Brian Clarke has turned his childhood love of Legos into a holiday attraction.
Interlocking brick by interlocking brick, he’s built Christmas Lego villages neighbours, friends and sometimes strangers in Scarborough’s Birch Cliff area clamour to see.
Clarke started assembling villages in his mother Joan Clarke’s apartment living room when he was five years old, shortly after the plastic Danish brick sets were first sold in Canada.
This year is the 50th construction - each one has been different - to go on display in that same living room.

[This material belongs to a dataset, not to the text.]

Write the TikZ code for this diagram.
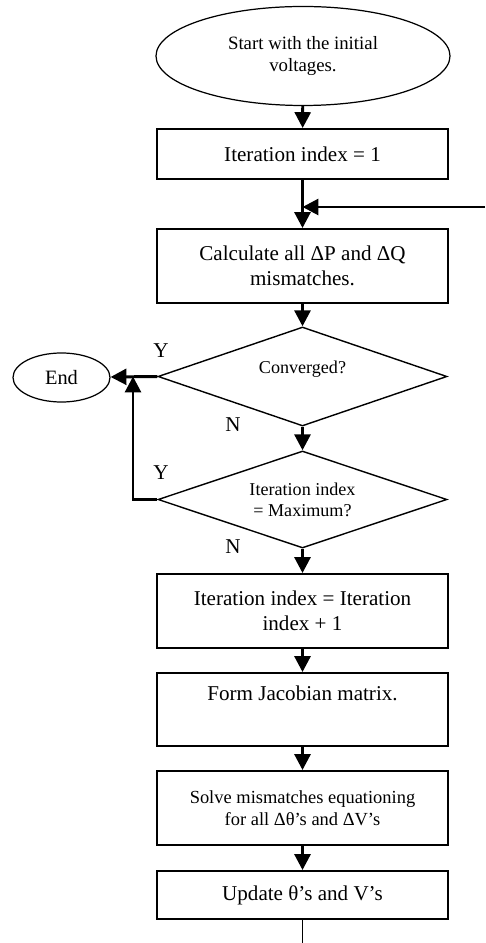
\documentclass[tikz,border=0pt]{standalone}
\usepackage{fontspec}
\setmainfont{Liberation Serif}
\usepackage{tikz}
\usetikzlibrary{arrows.meta, shapes.geometric}

\begin{document}
\begin{tikzpicture}[>={Triangle[length=9pt, width=9pt]},
  every node/.style={font={\fontsize{12}{14.5}\selectfont}},
  procbox/.style={draw, line width=1.1pt, minimum width=5.82cm, inner sep=2pt, align=center},
  decision/.style={draw, diamond, aspect=2.9, line width=0.8pt, minimum width=5.78cm, inner sep=1pt, align=center, font={\fontsize{10.3}{12}\selectfont}},
  term/.style={draw, ellipse, line width=0.7pt, inner sep=1pt, align=center},
  flow/.style={->, line width=1.7pt}]
  \useasboundingbox (0,0) rectangle (9.7,-18.86);

  % Start
  \node[term, minimum width=5.88cm, minimum height=1.98cm, font={\fontsize{10.7}{13}\selectfont}] (start) at (6.06,-1.12) {Start with the initial\\voltages.};
  \node[procbox, minimum height=1.0cm] (init) at (6.05,-3.08) {Iteration index = 1};
  \node[procbox, minimum height=1.48cm] (calc) at (6.05,-5.32) {Calculate all ΔP and ΔQ\\mismatches.};

  % Decisions
  \node[decision, minimum height=1.98cm, text depth=10pt] (conv) at (6.05,-7.53) {Converged?};
  \node[decision, minimum height=1.94cm] (maxit) at (6.05,-9.99) {Iteration index\\= Maximum?};
  \node[term, minimum width=1.94cm, minimum height=0.98cm, font={\fontsize{11.6}{14}\selectfont}] (end) at (1.23,-7.55) {End};

  % Labels
  \node (y1) at (3.22,-7.02) {Y};
  \node (n1) at (4.66,-8.5) {N};
  \node (y2) at (3.22,-9.46) {Y};
  \node (n2) at (4.66,-10.94) {N};

  % Update steps
  \node[procbox, minimum height=1.48cm] (incr) at (6.05,-12.22) {Iteration index = Iteration\\index + 1};
  \node[procbox, minimum height=1.46cm] (jacob) at (6.05,-14.19) {Form Jacobian matrix.\\ \strut};
  \node[procbox, minimum height=1.48cm, font={\fontsize{10.5}{12.5}\selectfont}] (solve) at (6.05,-16.16) {Solve mismatches equationing\\for all Δθ’s and ΔV’s};
  \node[procbox, minimum height=0.96cm] (update) at (6.05,-17.9) {Update θ’s and V’s};

  \coordinate (feed) at (9.7,-4.14);
  \coordinate (loop) at (2.66,-7.53);
  \coordinate (out) at (6.05,-18.86);

  \draw[flow] (start) -- (init);
  \draw[flow] (init) -- (calc);
  \draw[flow] (feed) -- (feed -| init.south);
  \draw[flow] (calc) -- (conv);
  \draw[flow] (conv) -- (maxit);
  \draw[flow] (conv.west) -- (end);
  \draw[flow] (maxit.west) -| (loop);
  \draw[flow] (maxit) -- (incr);
  \draw[flow] (incr) -- (jacob);
  \draw[flow] (jacob) -- (solve);
  \draw[flow] (solve) -- (update);
  \draw[line width=1.1pt] (update) -- (out);
\end{tikzpicture}
\end{document}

“Sometimes I have a plan, sometimes I wing it,” Clarke, 55, whose latest creation is an amusement park, said last week.
“Tucked away in the corner,” covering about three square feet, is a reconstruction of his 1963 village. “All they had back then was red and white. No doors and not much variety,” said Clarke, laughing.
These days, Legos come in 50 colours, and Clarke, who has tried acquiring what collections he can, figures he has 170,000 pieces.
Know those big boxes that can hold 20 packages of printer paper? Clarke’s legos can fill 27 of those.
He doesn’t favour “kits,” those Lego sets issued to recreate moments in Hollywood movies and such. It would be more fun, Clarke said, to build an elephant out of blocks even if came out looking like a donkey.
His annual creations are built in November and put away in January. “This is not my whole life,” he said.
Some of his villages have recreated real places, some haven’t.
Clarke’s 2005 layout paid tribute to the 100th anniversary of Toronto’s Santa Claus Parade. In 2009, he built a plastic Whistler, B.C. in honour of the Winter Olympic events about to take place there in 2010.
“If you hand me a picture of Casa Loma, I can build it,” Clarke said.